Guillaume Tell. Opéra de Marseille. Photographie © Christian Dresse.

Rôdé dans le personnage d’Arnold au risque d’éclipser celui de Guillaume Tell, Enea Scala déploie avec un superbe charisme scénique toute la panoplie des registres vocaux en vue d’illustrer tour à tour l’exaltation passionnelle, la fragilité, l’effondrement même lorsqu’il apprend l’assassinat de son père avec son « ô ciel, je ne le verrai plus » à l’acte II puis son « asile héréditaire » à l’acte IV : deux morceaux qui lui valent une immense ovation et ce, après un insondable mutisme de la salle pendant leur exécution. Sans parler de la vaillance chevaleresque du guerrier dans le trio « Aux armes » à la fin de l’acte II. Outre une impeccable diction qui semble même s’amuser avec les liaisons entre les mots, rien ne manque à la multiplication de puissants forte qui font frémir d’aise une audience envoûtée.
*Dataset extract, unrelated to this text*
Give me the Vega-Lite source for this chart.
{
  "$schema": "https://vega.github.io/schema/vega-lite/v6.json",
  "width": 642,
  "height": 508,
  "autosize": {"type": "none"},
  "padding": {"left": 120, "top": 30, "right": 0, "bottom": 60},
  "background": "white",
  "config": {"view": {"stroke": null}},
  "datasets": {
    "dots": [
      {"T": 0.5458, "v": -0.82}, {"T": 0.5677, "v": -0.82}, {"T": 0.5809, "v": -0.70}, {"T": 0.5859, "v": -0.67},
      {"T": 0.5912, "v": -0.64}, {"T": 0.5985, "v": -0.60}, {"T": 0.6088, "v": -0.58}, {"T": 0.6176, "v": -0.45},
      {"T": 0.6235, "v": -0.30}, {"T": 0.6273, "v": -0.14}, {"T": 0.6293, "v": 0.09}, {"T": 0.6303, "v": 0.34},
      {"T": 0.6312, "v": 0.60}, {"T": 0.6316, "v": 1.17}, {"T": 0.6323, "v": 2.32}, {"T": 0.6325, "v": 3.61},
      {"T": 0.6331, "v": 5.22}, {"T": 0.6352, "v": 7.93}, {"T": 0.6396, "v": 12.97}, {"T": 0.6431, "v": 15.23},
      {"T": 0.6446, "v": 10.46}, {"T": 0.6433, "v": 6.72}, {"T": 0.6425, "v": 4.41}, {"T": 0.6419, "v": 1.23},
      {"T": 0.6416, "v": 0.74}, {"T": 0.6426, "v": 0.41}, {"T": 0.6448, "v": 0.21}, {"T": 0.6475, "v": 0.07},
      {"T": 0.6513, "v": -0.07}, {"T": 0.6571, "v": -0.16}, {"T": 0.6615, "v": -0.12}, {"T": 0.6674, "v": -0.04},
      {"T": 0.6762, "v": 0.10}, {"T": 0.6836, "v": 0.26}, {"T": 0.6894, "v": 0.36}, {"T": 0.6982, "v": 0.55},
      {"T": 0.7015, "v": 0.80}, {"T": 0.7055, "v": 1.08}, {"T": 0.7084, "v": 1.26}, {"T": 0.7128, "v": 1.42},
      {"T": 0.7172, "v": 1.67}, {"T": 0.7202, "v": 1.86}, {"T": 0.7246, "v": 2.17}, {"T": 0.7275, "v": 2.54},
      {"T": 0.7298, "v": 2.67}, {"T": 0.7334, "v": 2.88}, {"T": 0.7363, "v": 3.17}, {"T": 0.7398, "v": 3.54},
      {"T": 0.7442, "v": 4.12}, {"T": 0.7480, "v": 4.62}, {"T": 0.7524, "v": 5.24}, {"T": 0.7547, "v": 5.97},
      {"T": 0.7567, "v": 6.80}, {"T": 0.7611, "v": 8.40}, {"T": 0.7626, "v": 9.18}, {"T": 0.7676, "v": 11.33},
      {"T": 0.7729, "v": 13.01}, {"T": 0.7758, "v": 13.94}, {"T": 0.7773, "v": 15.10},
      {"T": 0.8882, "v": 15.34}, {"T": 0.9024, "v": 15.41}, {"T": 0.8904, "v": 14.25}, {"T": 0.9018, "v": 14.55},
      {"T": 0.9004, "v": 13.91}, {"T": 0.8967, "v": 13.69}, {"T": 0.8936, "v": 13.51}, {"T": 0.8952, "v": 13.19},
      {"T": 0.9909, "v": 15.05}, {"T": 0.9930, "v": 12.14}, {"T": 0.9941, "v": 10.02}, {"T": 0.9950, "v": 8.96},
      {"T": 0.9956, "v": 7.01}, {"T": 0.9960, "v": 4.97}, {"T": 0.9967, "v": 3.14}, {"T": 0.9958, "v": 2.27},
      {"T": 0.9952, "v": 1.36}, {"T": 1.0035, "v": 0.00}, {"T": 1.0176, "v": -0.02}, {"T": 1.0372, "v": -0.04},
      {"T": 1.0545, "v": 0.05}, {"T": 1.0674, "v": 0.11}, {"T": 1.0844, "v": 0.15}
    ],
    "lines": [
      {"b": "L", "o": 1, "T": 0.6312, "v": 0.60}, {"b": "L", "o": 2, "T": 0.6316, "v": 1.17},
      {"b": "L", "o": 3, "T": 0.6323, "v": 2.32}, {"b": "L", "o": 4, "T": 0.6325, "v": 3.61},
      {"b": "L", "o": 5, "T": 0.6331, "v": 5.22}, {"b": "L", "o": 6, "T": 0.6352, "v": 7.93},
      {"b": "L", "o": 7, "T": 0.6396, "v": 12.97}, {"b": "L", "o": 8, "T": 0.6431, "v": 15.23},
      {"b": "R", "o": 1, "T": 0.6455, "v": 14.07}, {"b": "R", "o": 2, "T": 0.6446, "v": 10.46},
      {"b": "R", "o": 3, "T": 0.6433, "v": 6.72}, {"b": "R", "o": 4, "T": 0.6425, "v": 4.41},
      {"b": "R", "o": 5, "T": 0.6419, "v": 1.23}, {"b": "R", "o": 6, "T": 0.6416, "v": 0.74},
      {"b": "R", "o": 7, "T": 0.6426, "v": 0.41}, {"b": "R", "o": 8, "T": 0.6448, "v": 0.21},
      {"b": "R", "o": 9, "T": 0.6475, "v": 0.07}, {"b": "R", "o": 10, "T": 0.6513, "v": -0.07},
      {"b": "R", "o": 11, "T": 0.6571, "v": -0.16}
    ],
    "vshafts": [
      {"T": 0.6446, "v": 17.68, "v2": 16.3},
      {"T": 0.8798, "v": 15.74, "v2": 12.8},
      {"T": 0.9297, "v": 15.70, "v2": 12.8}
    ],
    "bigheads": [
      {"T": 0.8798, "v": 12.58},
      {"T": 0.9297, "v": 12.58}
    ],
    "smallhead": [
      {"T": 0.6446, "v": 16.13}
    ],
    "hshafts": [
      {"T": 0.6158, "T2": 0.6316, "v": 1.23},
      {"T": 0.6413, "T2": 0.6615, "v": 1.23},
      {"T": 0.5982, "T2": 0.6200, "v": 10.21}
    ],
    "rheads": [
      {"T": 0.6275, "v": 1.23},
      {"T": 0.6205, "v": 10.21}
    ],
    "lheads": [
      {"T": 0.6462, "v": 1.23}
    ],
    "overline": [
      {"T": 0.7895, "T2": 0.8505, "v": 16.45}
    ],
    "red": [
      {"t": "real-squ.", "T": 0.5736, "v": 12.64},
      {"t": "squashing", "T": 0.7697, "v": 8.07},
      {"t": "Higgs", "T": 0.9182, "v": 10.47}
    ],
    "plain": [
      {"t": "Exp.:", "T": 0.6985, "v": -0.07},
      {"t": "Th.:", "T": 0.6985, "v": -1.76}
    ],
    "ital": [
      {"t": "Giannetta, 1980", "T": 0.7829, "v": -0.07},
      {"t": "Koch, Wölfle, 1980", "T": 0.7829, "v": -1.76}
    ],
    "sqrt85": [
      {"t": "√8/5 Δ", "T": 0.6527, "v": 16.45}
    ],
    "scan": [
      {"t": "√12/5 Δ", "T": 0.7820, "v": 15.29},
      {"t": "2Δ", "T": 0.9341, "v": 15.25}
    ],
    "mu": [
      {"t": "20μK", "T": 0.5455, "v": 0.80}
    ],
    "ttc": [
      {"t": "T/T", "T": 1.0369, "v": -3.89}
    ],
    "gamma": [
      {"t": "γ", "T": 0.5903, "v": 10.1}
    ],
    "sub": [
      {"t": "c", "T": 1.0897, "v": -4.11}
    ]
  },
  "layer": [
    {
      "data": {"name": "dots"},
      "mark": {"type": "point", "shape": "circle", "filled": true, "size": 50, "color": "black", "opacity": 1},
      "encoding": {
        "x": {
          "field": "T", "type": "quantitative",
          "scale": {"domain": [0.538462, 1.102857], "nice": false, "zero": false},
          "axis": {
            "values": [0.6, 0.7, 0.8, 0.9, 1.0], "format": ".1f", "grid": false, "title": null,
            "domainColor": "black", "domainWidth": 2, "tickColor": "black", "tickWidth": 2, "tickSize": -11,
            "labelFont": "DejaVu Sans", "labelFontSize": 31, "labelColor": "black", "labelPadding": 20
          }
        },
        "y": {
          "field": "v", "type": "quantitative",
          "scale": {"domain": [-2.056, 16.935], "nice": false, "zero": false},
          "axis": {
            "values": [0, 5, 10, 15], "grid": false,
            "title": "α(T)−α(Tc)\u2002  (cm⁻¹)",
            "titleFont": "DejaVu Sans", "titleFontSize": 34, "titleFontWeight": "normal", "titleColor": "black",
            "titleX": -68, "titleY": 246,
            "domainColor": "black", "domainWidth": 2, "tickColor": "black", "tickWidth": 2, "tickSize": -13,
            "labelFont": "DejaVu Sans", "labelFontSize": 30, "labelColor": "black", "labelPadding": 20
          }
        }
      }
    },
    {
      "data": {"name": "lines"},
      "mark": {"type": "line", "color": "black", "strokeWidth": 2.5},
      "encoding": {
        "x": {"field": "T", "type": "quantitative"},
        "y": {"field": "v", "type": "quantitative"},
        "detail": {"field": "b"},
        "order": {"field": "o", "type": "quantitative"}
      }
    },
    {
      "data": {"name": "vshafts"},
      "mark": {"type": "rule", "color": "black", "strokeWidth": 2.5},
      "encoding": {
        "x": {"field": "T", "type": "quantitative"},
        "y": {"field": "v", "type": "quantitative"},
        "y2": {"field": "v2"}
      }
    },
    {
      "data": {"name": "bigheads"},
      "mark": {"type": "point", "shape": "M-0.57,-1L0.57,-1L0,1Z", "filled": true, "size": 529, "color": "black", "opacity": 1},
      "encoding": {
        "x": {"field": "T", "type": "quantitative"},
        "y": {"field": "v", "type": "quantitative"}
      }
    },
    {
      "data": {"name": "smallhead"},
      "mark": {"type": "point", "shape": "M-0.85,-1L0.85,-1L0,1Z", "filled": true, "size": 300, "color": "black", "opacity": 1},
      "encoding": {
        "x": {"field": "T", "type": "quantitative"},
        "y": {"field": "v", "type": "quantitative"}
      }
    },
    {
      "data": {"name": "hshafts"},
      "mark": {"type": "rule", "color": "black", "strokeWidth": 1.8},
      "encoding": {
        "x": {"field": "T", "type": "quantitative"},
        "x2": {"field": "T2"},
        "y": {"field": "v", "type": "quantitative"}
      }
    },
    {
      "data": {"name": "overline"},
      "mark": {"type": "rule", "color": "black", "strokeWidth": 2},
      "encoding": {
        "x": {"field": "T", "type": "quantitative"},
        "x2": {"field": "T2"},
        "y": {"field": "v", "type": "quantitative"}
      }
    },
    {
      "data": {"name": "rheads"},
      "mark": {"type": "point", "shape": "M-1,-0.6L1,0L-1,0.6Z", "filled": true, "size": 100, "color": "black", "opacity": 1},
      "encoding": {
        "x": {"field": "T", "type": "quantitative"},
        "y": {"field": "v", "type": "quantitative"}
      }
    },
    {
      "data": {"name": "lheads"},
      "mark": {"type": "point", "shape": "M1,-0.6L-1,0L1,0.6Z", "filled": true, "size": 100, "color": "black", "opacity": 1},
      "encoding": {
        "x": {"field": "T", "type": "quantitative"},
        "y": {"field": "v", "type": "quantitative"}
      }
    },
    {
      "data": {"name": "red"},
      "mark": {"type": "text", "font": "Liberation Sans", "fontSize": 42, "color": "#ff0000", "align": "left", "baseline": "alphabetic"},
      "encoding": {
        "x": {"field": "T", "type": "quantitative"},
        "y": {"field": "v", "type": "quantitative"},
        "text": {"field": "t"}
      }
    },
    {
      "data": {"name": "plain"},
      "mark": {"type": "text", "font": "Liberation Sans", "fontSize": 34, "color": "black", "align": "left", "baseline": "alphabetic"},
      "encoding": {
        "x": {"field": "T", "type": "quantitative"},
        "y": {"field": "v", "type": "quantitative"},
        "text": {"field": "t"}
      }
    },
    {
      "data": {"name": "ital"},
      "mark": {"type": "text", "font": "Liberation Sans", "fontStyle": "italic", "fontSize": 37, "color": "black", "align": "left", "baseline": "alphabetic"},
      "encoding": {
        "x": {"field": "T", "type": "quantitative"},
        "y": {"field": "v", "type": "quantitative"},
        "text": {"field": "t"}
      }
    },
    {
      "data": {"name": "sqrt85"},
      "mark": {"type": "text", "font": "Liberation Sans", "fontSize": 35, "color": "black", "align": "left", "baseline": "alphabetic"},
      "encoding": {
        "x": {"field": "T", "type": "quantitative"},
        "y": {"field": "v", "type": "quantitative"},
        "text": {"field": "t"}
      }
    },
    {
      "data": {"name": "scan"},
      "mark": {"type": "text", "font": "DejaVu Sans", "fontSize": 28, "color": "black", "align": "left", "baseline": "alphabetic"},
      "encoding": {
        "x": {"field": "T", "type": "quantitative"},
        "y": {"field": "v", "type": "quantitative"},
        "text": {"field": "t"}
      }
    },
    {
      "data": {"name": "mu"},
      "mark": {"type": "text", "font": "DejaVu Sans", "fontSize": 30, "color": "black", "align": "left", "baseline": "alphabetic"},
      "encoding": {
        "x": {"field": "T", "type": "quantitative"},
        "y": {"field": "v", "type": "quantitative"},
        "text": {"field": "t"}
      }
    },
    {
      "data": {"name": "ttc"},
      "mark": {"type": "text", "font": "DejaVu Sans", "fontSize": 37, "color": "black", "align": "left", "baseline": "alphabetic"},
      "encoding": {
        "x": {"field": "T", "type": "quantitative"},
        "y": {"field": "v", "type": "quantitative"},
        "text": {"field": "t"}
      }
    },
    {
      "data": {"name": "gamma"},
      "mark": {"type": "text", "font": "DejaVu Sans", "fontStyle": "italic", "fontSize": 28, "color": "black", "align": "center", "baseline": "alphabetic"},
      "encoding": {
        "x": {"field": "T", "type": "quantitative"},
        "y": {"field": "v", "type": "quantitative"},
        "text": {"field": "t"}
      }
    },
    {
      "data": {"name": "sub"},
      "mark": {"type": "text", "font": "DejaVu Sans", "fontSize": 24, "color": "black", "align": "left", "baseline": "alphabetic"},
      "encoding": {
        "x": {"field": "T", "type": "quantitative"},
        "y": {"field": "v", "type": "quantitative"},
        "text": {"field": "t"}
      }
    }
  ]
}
Entendue dans le rôle de Berta d’un Il Barbiere di Siviglia à Monaco, Annunziata Vestri convainc amplement dans le rôle d’Hedwige. Le ténor Carlos Natale pousse au début du premier acte une belle barcarolle « Accours dans ma nacelle » avec quelques accents exotiques mais de beaux aigus. Cyril Rovery campe un Gessler sadique mais irréprochable de diction et de projection tandis que Camille Tresmontant (Rodolphe et un Araldo dans un Don Carlo marseillais), Thomas Dear (Melchthal), Patrick Bolleire (Walter Furst) et Jean-Marie Delpas (Leuthold) complètent la distribution.

Il convient donc de saluer l’opéra de Marseille pour cette production honorée par la présence du nouveau maire Benoît Payan et qui se clôt sur un vibrant hymne à la liberté : un crescendo initié par deux harpes avant un tutti dantesque qui allait être associé à différentes causes nationales tout au long du xixe siècle. Il fallait bien cela, lors de sa création le 3 août 1829, pour faire payer certaines des places jusqu’à cinq-cents francs-or.